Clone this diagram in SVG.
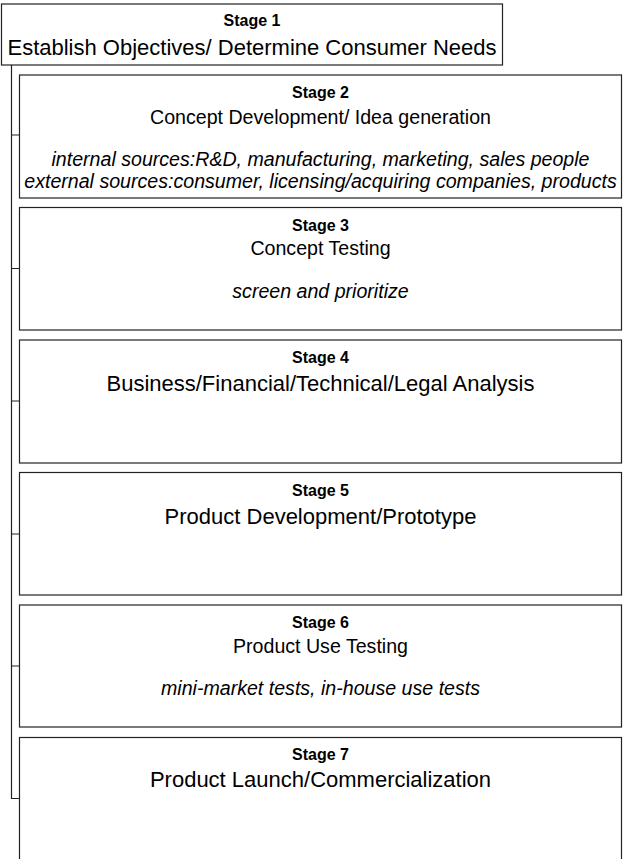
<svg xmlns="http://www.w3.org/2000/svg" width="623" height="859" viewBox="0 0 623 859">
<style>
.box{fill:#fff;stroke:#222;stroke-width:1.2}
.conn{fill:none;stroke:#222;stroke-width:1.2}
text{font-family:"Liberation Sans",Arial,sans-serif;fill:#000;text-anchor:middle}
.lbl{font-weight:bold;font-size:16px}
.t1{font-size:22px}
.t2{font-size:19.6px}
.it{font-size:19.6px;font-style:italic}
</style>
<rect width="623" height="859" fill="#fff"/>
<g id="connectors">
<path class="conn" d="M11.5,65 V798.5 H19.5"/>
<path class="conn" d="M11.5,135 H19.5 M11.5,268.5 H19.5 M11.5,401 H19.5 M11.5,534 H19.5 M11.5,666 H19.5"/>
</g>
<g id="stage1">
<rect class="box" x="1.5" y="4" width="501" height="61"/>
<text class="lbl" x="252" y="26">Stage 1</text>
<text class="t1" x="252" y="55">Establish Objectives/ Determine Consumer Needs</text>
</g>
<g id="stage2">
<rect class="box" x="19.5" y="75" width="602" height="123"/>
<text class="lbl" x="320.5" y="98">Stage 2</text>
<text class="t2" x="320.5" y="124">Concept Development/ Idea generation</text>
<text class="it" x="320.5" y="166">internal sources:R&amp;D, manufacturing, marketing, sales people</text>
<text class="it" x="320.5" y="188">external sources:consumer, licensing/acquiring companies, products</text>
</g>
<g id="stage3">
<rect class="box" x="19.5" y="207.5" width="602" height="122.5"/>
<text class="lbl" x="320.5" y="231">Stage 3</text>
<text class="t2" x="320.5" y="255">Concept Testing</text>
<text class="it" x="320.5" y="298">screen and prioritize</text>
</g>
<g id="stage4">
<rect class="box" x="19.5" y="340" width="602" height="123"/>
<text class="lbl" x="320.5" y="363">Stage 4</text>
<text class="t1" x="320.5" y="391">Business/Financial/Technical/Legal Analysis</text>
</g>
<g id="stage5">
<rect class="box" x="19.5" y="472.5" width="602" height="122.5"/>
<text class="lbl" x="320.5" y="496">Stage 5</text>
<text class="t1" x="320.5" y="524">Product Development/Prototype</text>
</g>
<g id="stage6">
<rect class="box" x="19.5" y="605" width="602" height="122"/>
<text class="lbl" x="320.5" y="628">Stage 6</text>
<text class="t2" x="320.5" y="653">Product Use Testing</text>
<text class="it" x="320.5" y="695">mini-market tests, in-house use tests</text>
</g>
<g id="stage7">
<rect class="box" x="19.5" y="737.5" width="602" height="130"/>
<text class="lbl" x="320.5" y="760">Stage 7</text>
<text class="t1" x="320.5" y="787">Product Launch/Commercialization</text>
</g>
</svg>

◆ ◆ ◆

Retype each line of the listing above word for word. Exclude the pictures.

Clone this diagram in SVG.
<svg xmlns="http://www.w3.org/2000/svg" width="623" height="859" viewBox="0 0 623 859">
<style>
.box{fill:#fff;stroke:#222;stroke-width:1.2}
.conn{fill:none;stroke:#222;stroke-width:1.2}
text{font-family:"Liberation Sans",Arial,sans-serif;fill:#000;text-anchor:middle}
.lbl{font-weight:bold;font-size:16px}
.t1{font-size:22px}
.t2{font-size:19.6px}
.it{font-size:19.6px;font-style:italic}
</style>
<rect width="623" height="859" fill="#fff"/>
<g id="connectors">
<path class="conn" d="M11.5,65 V798.5 H19.5"/>
<path class="conn" d="M11.5,135 H19.5 M11.5,268.5 H19.5 M11.5,401 H19.5 M11.5,534 H19.5 M11.5,666 H19.5"/>
</g>
<g id="stage1">
<rect class="box" x="1.5" y="4" width="501" height="61"/>
<text class="lbl" x="252" y="26">Stage 1</text>
<text class="t1" x="252" y="55">Establish Objectives/ Determine Consumer Needs</text>
</g>
<g id="stage2">
<rect class="box" x="19.5" y="75" width="602" height="123"/>
<text class="lbl" x="320.5" y="98">Stage 2</text>
<text class="t2" x="320.5" y="124">Concept Development/ Idea generation</text>
<text class="it" x="320.5" y="166">internal sources:R&amp;D, manufacturing, marketing, sales people</text>
<text class="it" x="320.5" y="188">external sources:consumer, licensing/acquiring companies, products</text>
</g>
<g id="stage3">
<rect class="box" x="19.5" y="207.5" width="602" height="122.5"/>
<text class="lbl" x="320.5" y="231">Stage 3</text>
<text class="t2" x="320.5" y="255">Concept Testing</text>
<text class="it" x="320.5" y="298">screen and prioritize</text>
</g>
<g id="stage4">
<rect class="box" x="19.5" y="340" width="602" height="123"/>
<text class="lbl" x="320.5" y="363">Stage 4</text>
<text class="t1" x="320.5" y="391">Business/Financial/Technical/Legal Analysis</text>
</g>
<g id="stage5">
<rect class="box" x="19.5" y="472.5" width="602" height="122.5"/>
<text class="lbl" x="320.5" y="496">Stage 5</text>
<text class="t1" x="320.5" y="524">Product Development/Prototype</text>
</g>
<g id="stage6">
<rect class="box" x="19.5" y="605" width="602" height="122"/>
<text class="lbl" x="320.5" y="628">Stage 6</text>
<text class="t2" x="320.5" y="653">Product Use Testing</text>
<text class="it" x="320.5" y="695">mini-market tests, in-house use tests</text>
</g>
<g id="stage7">
<rect class="box" x="19.5" y="737.5" width="602" height="130"/>
<text class="lbl" x="320.5" y="760">Stage 7</text>
<text class="t1" x="320.5" y="787">Product Launch/Commercialization</text>
</g>
</svg>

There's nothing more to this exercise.